The prices of hilsa have gone up in the Barishal region, a hub of the national fish, amid news of the government’s recent approval to export the fish to India while the markets are flooded with hilsa fries, locally known as jatka.
The government has decided to allow exports of 1,200 tonnes of hilsa at $12 a kilogram (about Tk 1,500) to India on the eve of Durga Puja, the biggest religious festival of the Hindu community.
Although harvesting hilsa fries, measuring below 23–25 centimetres in length, is illegal, traders said that for the past five to six days, markets have been flooded with jatka.
‘If 100 tonnes of fish are caught, 90 tonnes are jatka. If this continues, we may face a serious hilsa crisis in the next season,’ said a hilsa trader Kabir Hossain.
‘Fishermen are not getting hilsa, so they are catching jatka.
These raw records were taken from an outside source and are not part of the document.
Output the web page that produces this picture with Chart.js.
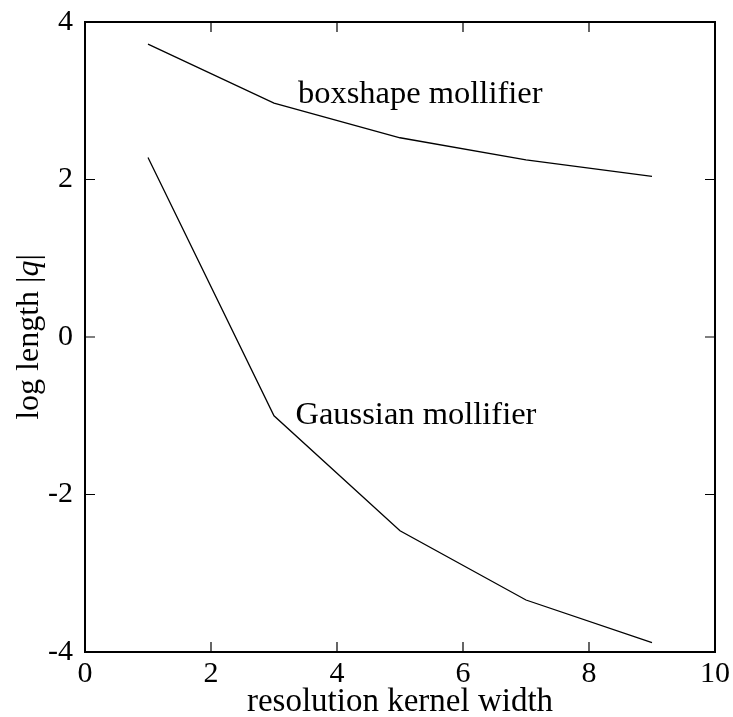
<!DOCTYPE html>
<html>
<head>
<meta charset="utf-8">
<script src="https://cdn.jsdelivr.net/npm/chart.js@4/dist/chart.umd.min.js"></script>
<style>
  html, body { margin: 0; padding: 0; background: #ffffff; }
  #wrap { width: 733px; height: 717px; }
</style>
</head>
<body>
<div id="wrap"><canvas id="c" width="733" height="717"></canvas></div>
<script>
// ---- data ----
const kernelWidths = [1, 3, 5, 7, 9];
const boxshapeValues = [3.72, 2.97, 2.53, 2.25, 2.04];
const gaussianValues = [2.28, -1.00, -2.46, -3.34, -3.88];
const xTickValues = [0, 2, 4, 6, 8, 10];
const yTickValues = [-4, -2, 0, 2, 4];
const seriesNames = ['boxshape mollifier', 'Gaussian mollifier'];
const xTitle = 'resolution kernel width';

// label anchors (data coordinates)
const labelAnchors = [
  { text: seriesNames[0], x: 3.38, y: 2.97 },
  { text: seriesNames[1], x: 3.34, y: -1.10 }
];

const SERIF = '"Liberation Serif", "Times New Roman", serif';

const framePlugin = {
  id: 'frame',
  afterDraw(chart) {
    const { ctx, chartArea: a, scales } = chart;
    const xs = scales.x, ys = scales.y;
    ctx.save();
    ctx.strokeStyle = '#000';
    ctx.lineWidth = 1.2;
    const L = 10;
    ctx.beginPath();
    xTickValues.forEach(v => {
      const px = xs.getPixelForValue(v);
      ctx.moveTo(px, a.bottom); ctx.lineTo(px, a.bottom - L);
      ctx.moveTo(px, a.top); ctx.lineTo(px, a.top + L);
    });
    yTickValues.forEach(v => {
      const py = ys.getPixelForValue(v);
      ctx.moveTo(a.left, py); ctx.lineTo(a.left + L, py);
      ctx.moveTo(a.right, py); ctx.lineTo(a.right - L, py);
    });
    ctx.stroke();
    ctx.lineWidth = 2;
    ctx.strokeRect(a.left, a.top, a.right - a.left, a.bottom - a.top);

    ctx.fillStyle = '#000';
    ctx.font = '32.5px ' + SERIF;
    ctx.textAlign = 'left';
    ctx.textBaseline = 'alphabetic';
    labelAnchors.forEach(l => {
      ctx.fillText(l.text, xs.getPixelForValue(l.x), ys.getPixelForValue(l.y));
    });

    ctx.font = '33px ' + SERIF;
    ctx.textAlign = 'center';
    ctx.fillText(xTitle, (a.left + a.right) / 2, 711);

    const parts = [
      { t: 'log length |', f: '32px ' + SERIF },
      { t: 'q', f: 'italic 32px ' + SERIF },
      { t: '|', f: '32px ' + SERIF }
    ];
    let total = 0;
    parts.forEach(p => { ctx.font = p.f; p.w = ctx.measureText(p.t).width; total += p.w; });
    ctx.translate(38, (a.top + a.bottom) / 2);
    ctx.rotate(-Math.PI / 2);
    ctx.textAlign = 'left';
    let cx = -total / 2;
    parts.forEach(p => { ctx.font = p.f; ctx.fillText(p.t, cx, 0); cx += p.w; });
    ctx.restore();
  }
};

new Chart(document.getElementById('c'), {
  type: 'line',
  data: {
    datasets: [
      {
        label: seriesNames[0],
        data: kernelWidths.map((x, i) => ({ x, y: boxshapeValues[i] })),
        borderColor: '#000', borderWidth: 1.3, pointRadius: 0, fill: false, tension: 0
      },
      {
        label: seriesNames[1],
        data: kernelWidths.map((x, i) => ({ x, y: gaussianValues[i] })),
        borderColor: '#000', borderWidth: 1.3, pointRadius: 0, fill: false, tension: 0
      }
    ]
  },
  options: {
    responsive: false,
    animation: false,
    devicePixelRatio: 1,
    layout: { padding: { top: 22, right: 18, left: 0, bottom: 0 } },
    plugins: { legend: { display: false }, tooltip: { enabled: false } },
    scales: {
      x: {
        type: 'linear', min: 0, max: 10,
        afterBuildTicks(s) { s.ticks = xTickValues.map(v => ({ value: v })); },
        afterFit(s) { s.height = 65; s.paddingLeft = 0; s.paddingRight = 0; },
        grid: { display: false, drawTicks: false },
        border: { display: false },
        ticks: { color: '#000', font: { family: SERIF, size: 30 }, padding: 4, maxRotation: 0 }
      },
      y: {
        type: 'linear', min: -4, max: 4,
        afterBuildTicks(s) { s.ticks = yTickValues.map(v => ({ value: v })); },
        afterFit(s) { s.width = 85; s.paddingTop = 0; s.paddingBottom = 0; },
        grid: { display: false, drawTicks: false },
        border: { display: false },
        ticks: { color: '#000', font: { family: SERIF, size: 30 }, padding: 12 }
      }
    }
  },
  plugins: [framePlugin]
});
</script>
</body>
</html>
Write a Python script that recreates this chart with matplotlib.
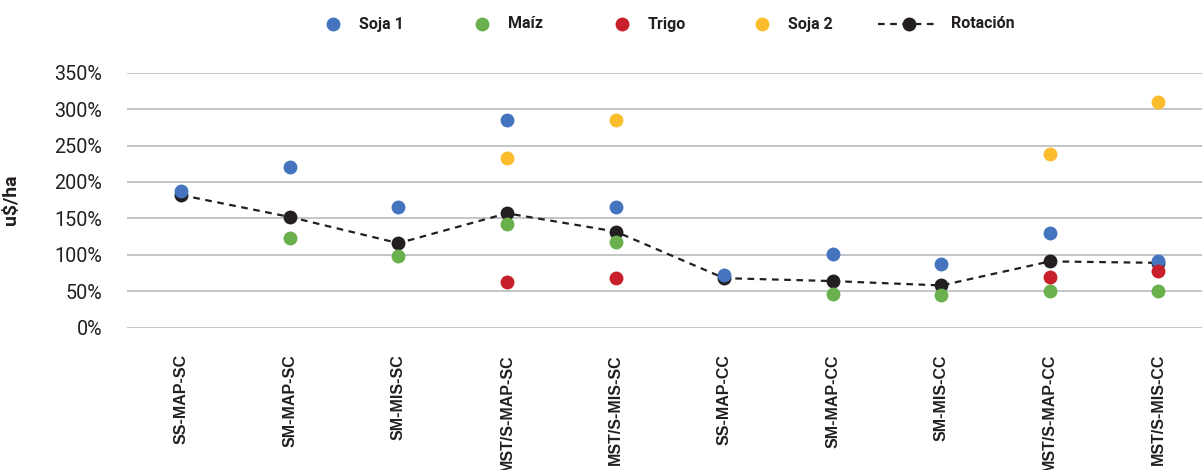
import matplotlib
matplotlib.use("Agg")
import matplotlib.pyplot as plt
from matplotlib.lines import Line2D
from matplotlib.ticker import FuncFormatter

plt.rcParams['font.family'] = ['Roboto', 'DejaVu Sans']

categories = ["SS-MAP-SC", "SM-MAP-SC", "SM-MIS-SC", "MST/S-MAP-SC", "MST/S-MIS-SC",
              "SS-MAP-CC", "SM-MAP-CC", "SM-MIS-CC", "MST/S-MAP-CC", "MST/S-MIS-CC"]
soja1 = [188, 221, 166, 285, 165, 72, 101, 87, 130, 91]
maiz = [None, 123, 98, 143, 117, None, 46, 45, 51, 50]
trigo = [None, None, None, 63, 68, None, None, None, 70, 78]
soja2 = [None, None, None, 233, 285, None, None, None, 238, 310]
rotacion = [182, 152, 116, 157, 132, 68, 64, 58, 91, 89]
yticks = [0, 50, 100, 150, 200, 250, 300, 350]
series_labels = ["Soja 1", "Maíz", "Trigo", "Soja 2", "Rotación"]

c_soja1 = "#4474be"
c_maiz = "#6ab04c"
c_trigo = "#c8202a"
c_soja2 = "#fbbd2e"
c_rot = "#231f20"
txt = "#231f20"

W, H = 1202, 470
fig = plt.figure(figsize=(W / 100, H / 100), dpi=100)
ax = fig.add_axes([127 / W, (H - 327.7) / H, (W - 127) / W, (327.7 - 72.7) / H])

x = list(range(len(categories)))

def pts(vals):
    xs = [i for i, v in zip(x, vals) if v is not None]
    ys = [v for v in vals if v is not None]
    return xs, ys

ms = 10
dash = (0, (3, 2.5))
ax.plot(x, rotacion, linestyle=dash, color=c_rot, linewidth=1.6,
        marker='o', markersize=ms, markeredgewidth=0, zorder=3, clip_on=False)
for vals, col, z in [(soja1, c_soja1, 4), (maiz, c_maiz, 5), (trigo, c_trigo, 6), (soja2, c_soja2, 7)]:
    xs, ys = pts(vals)
    ax.plot(xs, ys, linestyle='none', marker='o', markersize=ms, color=col,
            markeredgewidth=0, zorder=z, clip_on=False)

ax.set_xlim(-0.5, (W - 181) / 108.6)
ax.set_ylim(0, 350)
ax.set_yticks(yticks)
ax.yaxis.set_major_formatter(FuncFormatter(lambda v, p: f"{int(v)}%"))
ax.set_xticks(x)
ax.set_xticklabels(categories, rotation=90, fontsize=11.5, fontweight='bold',
                   color=txt, va='top', family=['Liberation Sans', 'DejaVu Sans'])
ax.tick_params(axis='x', length=0, pad=19)
ax.tick_params(axis='y', length=0, pad=18, labelsize=14.2, labelcolor=txt)
ax.grid(axis='y', color='#b9bcbc', linewidth=1.2)
ax.set_axisbelow(True)
for s in ax.spines.values():
    s.set_visible(False)

ax.set_ylabel("u$/ha", fontsize=14, fontweight='bold', color=txt)
ax.yaxis.set_label_coords(-0.0995, 0.5)

# legend (manual layout, figure pixel positions)
ly = (H - 24) / H
marker_x = [333, 482, 622, 762]
text_x = [359, 508, 648, 788]
cols = [c_soja1, c_maiz, c_trigo, c_soja2]
for mx, tx, col, lab in zip(marker_x, text_x, cols, series_labels[:4]):
    fig.add_artist(Line2D([mx / W], [ly], linestyle='none', marker='o', markersize=ms,
                          color=col, markeredgewidth=0, transform=fig.transFigure))
    fig.text(tx / W, ly, lab, ha='left', va='center', fontsize=11.5,
             fontweight='bold', color=txt)
fig.add_artist(Line2D([878 / W, 938 / W], [ly, ly], linestyle=dash, linewidth=1.6,
                      color=c_rot, transform=fig.transFigure))
fig.add_artist(Line2D([909 / W], [ly], linestyle='none', marker='o', markersize=ms,
                      color=c_rot, markeredgewidth=0, transform=fig.transFigure))
fig.text(951 / W, ly, series_labels[4], ha='left', va='center', fontsize=11.5,
         fontweight='bold', color=txt)

fig.savefig("out.png", dpi=100)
People are buying jatka at Tk 500–600 a kilogram,’ he added.
Local fish trader Salim Howladar added that hilsa fries were being caught in large numbers.
‘It seems that hilsa released eggs earlier this year than expected, which is why there are so many fries available,’ he said.
A recent visit to Barishal wholesale fish market on Port Road, the region’s largest hilsa trading hub, found prices climbing.
Mohammad Arif, manager of Shakil Enterprise, said that one mound (40 kilograms) of hilsa (weighing one kilogram each) was selling at Tk 88,000 on Tuesday, up from Tk 85,000 on Sunday.
Hilsa weighing 700–800 grams rose from Tk 73,000 a mound on Sunday to Tk 76,000 a mound on Tuesday.
Traders predicted that once exports begin, hilsa prices could double.
Muhammad Hamiduddin from Bhola’s fish market said that repeated storms were halting trips to sea.
‘Since fishermen rely on loans from moneylenders for capital, prices are not falling even in the peak season,’ he said.
According to the Barishal divisional fisheries office, hilsa production in July stood at 10,876 tonnes while 22,066 tonnes of hilsa were caught at 372 fish trading stations across the division on September 9 alone.
Shariful Islam, manager of the BFDC fish landing station, at Alipur in Patuakhali, said drives were under way to protect jatka.
Following a meeting of the advisory council on law and order at the secretariat in the capital Dhaka on Tuesday, home adviser retired Lieutenant General Md Jahangir Alam Chowdhury told the media that the production of hilsa fish this season had decreased.
He asked the law enforcement agencies to be more vigilant to protect the hilsa fries.